Start of RECORDS FOR THE TASK

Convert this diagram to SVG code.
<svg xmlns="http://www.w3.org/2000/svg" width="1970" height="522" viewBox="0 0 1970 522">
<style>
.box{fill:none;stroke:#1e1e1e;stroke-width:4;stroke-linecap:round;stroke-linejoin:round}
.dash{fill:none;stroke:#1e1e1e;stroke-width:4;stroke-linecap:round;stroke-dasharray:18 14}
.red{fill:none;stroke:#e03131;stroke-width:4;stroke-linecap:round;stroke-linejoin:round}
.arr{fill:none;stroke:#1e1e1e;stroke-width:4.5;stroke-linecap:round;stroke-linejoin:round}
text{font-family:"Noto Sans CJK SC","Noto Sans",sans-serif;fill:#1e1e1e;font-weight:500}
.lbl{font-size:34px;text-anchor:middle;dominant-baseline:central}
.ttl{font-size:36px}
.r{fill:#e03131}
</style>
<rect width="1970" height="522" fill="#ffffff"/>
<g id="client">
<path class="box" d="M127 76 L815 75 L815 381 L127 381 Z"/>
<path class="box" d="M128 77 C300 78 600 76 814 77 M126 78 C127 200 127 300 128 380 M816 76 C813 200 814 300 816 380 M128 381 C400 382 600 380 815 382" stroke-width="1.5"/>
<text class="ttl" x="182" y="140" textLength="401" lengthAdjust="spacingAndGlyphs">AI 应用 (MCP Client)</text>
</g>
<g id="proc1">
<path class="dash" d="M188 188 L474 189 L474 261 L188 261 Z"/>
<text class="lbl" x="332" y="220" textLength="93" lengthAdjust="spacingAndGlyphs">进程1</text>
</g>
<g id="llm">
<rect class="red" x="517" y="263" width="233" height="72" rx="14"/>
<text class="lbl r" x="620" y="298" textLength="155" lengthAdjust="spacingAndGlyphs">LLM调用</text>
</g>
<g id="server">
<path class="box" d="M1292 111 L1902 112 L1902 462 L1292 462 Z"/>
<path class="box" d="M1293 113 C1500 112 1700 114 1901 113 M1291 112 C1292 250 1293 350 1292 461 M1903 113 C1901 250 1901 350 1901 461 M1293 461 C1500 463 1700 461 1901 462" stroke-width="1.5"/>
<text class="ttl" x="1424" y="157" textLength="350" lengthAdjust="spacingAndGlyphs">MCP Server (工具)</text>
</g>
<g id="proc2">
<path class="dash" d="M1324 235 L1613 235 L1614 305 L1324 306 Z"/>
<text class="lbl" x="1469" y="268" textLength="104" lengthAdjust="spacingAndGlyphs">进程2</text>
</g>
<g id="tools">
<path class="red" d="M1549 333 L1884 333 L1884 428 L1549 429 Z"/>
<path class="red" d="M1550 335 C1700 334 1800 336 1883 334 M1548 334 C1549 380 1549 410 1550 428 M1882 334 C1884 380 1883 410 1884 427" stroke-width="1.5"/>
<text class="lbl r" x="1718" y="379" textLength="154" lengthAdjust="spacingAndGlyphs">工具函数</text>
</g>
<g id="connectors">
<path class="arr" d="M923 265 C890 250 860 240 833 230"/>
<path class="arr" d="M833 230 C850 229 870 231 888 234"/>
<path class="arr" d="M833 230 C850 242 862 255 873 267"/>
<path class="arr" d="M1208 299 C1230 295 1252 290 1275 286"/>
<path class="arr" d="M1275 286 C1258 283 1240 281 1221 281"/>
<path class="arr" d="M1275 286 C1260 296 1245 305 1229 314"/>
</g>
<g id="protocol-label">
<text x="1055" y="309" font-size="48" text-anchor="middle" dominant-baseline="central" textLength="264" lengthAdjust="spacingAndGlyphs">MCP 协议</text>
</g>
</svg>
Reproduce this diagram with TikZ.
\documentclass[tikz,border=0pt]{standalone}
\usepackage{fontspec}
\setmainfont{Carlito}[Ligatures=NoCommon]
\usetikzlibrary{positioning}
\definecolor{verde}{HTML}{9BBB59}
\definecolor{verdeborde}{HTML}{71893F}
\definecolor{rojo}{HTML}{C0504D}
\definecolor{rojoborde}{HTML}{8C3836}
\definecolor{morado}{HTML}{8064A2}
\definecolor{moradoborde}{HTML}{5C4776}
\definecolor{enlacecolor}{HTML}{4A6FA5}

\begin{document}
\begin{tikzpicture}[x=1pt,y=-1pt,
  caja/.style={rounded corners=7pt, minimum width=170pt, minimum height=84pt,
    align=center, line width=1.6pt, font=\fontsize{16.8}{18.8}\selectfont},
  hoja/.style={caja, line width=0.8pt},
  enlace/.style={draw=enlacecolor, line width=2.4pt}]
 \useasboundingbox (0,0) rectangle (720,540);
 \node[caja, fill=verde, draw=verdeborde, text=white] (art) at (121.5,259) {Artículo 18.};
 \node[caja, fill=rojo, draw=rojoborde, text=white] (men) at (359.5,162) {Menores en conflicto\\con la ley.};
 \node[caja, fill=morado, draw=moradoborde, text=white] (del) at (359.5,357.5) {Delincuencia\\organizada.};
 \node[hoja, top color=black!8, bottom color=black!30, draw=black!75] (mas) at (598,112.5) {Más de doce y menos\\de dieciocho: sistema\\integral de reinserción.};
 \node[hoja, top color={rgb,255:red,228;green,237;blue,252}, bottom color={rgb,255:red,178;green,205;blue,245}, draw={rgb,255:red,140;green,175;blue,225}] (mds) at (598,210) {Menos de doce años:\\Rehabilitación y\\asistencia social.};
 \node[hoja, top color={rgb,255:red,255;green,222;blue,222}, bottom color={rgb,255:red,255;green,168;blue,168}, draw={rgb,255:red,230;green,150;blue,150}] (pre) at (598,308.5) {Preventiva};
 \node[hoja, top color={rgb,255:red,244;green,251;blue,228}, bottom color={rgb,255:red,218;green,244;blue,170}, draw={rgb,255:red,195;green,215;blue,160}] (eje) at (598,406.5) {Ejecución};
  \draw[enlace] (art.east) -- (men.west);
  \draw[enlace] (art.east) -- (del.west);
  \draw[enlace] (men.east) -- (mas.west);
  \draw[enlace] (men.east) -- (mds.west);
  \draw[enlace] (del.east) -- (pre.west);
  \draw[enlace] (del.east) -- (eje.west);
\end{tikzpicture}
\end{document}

End of RECORDS FOR THE TASK

**REQUIREMENT**
Repeat the material above in full, keeping every word.

**TASK ANSWER**
Convert this diagram to SVG code.
<svg xmlns="http://www.w3.org/2000/svg" width="1970" height="522" viewBox="0 0 1970 522">
<style>
.box{fill:none;stroke:#1e1e1e;stroke-width:4;stroke-linecap:round;stroke-linejoin:round}
.dash{fill:none;stroke:#1e1e1e;stroke-width:4;stroke-linecap:round;stroke-dasharray:18 14}
.red{fill:none;stroke:#e03131;stroke-width:4;stroke-linecap:round;stroke-linejoin:round}
.arr{fill:none;stroke:#1e1e1e;stroke-width:4.5;stroke-linecap:round;stroke-linejoin:round}
text{font-family:"Noto Sans CJK SC","Noto Sans",sans-serif;fill:#1e1e1e;font-weight:500}
.lbl{font-size:34px;text-anchor:middle;dominant-baseline:central}
.ttl{font-size:36px}
.r{fill:#e03131}
</style>
<rect width="1970" height="522" fill="#ffffff"/>
<g id="client">
<path class="box" d="M127 76 L815 75 L815 381 L127 381 Z"/>
<path class="box" d="M128 77 C300 78 600 76 814 77 M126 78 C127 200 127 300 128 380 M816 76 C813 200 814 300 816 380 M128 381 C400 382 600 380 815 382" stroke-width="1.5"/>
<text class="ttl" x="182" y="140" textLength="401" lengthAdjust="spacingAndGlyphs">AI 应用 (MCP Client)</text>
</g>
<g id="proc1">
<path class="dash" d="M188 188 L474 189 L474 261 L188 261 Z"/>
<text class="lbl" x="332" y="220" textLength="93" lengthAdjust="spacingAndGlyphs">进程1</text>
</g>
<g id="llm">
<rect class="red" x="517" y="263" width="233" height="72" rx="14"/>
<text class="lbl r" x="620" y="298" textLength="155" lengthAdjust="spacingAndGlyphs">LLM调用</text>
</g>
<g id="server">
<path class="box" d="M1292 111 L1902 112 L1902 462 L1292 462 Z"/>
<path class="box" d="M1293 113 C1500 112 1700 114 1901 113 M1291 112 C1292 250 1293 350 1292 461 M1903 113 C1901 250 1901 350 1901 461 M1293 461 C1500 463 1700 461 1901 462" stroke-width="1.5"/>
<text class="ttl" x="1424" y="157" textLength="350" lengthAdjust="spacingAndGlyphs">MCP Server (工具)</text>
</g>
<g id="proc2">
<path class="dash" d="M1324 235 L1613 235 L1614 305 L1324 306 Z"/>
<text class="lbl" x="1469" y="268" textLength="104" lengthAdjust="spacingAndGlyphs">进程2</text>
</g>
<g id="tools">
<path class="red" d="M1549 333 L1884 333 L1884 428 L1549 429 Z"/>
<path class="red" d="M1550 335 C1700 334 1800 336 1883 334 M1548 334 C1549 380 1549 410 1550 428 M1882 334 C1884 380 1883 410 1884 427" stroke-width="1.5"/>
<text class="lbl r" x="1718" y="379" textLength="154" lengthAdjust="spacingAndGlyphs">工具函数</text>
</g>
<g id="connectors">
<path class="arr" d="M923 265 C890 250 860 240 833 230"/>
<path class="arr" d="M833 230 C850 229 870 231 888 234"/>
<path class="arr" d="M833 230 C850 242 862 255 873 267"/>
<path class="arr" d="M1208 299 C1230 295 1252 290 1275 286"/>
<path class="arr" d="M1275 286 C1258 283 1240 281 1221 281"/>
<path class="arr" d="M1275 286 C1260 296 1245 305 1229 314"/>
</g>
<g id="protocol-label">
<text x="1055" y="309" font-size="48" text-anchor="middle" dominant-baseline="central" textLength="264" lengthAdjust="spacingAndGlyphs">MCP 协议</text>
</g>
</svg>
Reproduce this diagram with TikZ.
\documentclass[tikz,border=0pt]{standalone}
\usepackage{fontspec}
\setmainfont{Carlito}[Ligatures=NoCommon]
\usetikzlibrary{positioning}
\definecolor{verde}{HTML}{9BBB59}
\definecolor{verdeborde}{HTML}{71893F}
\definecolor{rojo}{HTML}{C0504D}
\definecolor{rojoborde}{HTML}{8C3836}
\definecolor{morado}{HTML}{8064A2}
\definecolor{moradoborde}{HTML}{5C4776}
\definecolor{enlacecolor}{HTML}{4A6FA5}

\begin{document}
\begin{tikzpicture}[x=1pt,y=-1pt,
  caja/.style={rounded corners=7pt, minimum width=170pt, minimum height=84pt,
    align=center, line width=1.6pt, font=\fontsize{16.8}{18.8}\selectfont},
  hoja/.style={caja, line width=0.8pt},
  enlace/.style={draw=enlacecolor, line width=2.4pt}]
 \useasboundingbox (0,0) rectangle (720,540);
 \node[caja, fill=verde, draw=verdeborde, text=white] (art) at (121.5,259) {Artículo 18.};
 \node[caja, fill=rojo, draw=rojoborde, text=white] (men) at (359.5,162) {Menores en conflicto\\con la ley.};
 \node[caja, fill=morado, draw=moradoborde, text=white] (del) at (359.5,357.5) {Delincuencia\\organizada.};
 \node[hoja, top color=black!8, bottom color=black!30, draw=black!75] (mas) at (598,112.5) {Más de doce y menos\\de dieciocho: sistema\\integral de reinserción.};
 \node[hoja, top color={rgb,255:red,228;green,237;blue,252}, bottom color={rgb,255:red,178;green,205;blue,245}, draw={rgb,255:red,140;green,175;blue,225}] (mds) at (598,210) {Menos de doce años:\\Rehabilitación y\\asistencia social.};
 \node[hoja, top color={rgb,255:red,255;green,222;blue,222}, bottom color={rgb,255:red,255;green,168;blue,168}, draw={rgb,255:red,230;green,150;blue,150}] (pre) at (598,308.5) {Preventiva};
 \node[hoja, top color={rgb,255:red,244;green,251;blue,228}, bottom color={rgb,255:red,218;green,244;blue,170}, draw={rgb,255:red,195;green,215;blue,160}] (eje) at (598,406.5) {Ejecución};
  \draw[enlace] (art.east) -- (men.west);
  \draw[enlace] (art.east) -- (del.west);
  \draw[enlace] (men.east) -- (mas.west);
  \draw[enlace] (men.east) -- (mds.west);
  \draw[enlace] (del.east) -- (pre.west);
  \draw[enlace] (del.east) -- (eje.west);
\end{tikzpicture}
\end{document}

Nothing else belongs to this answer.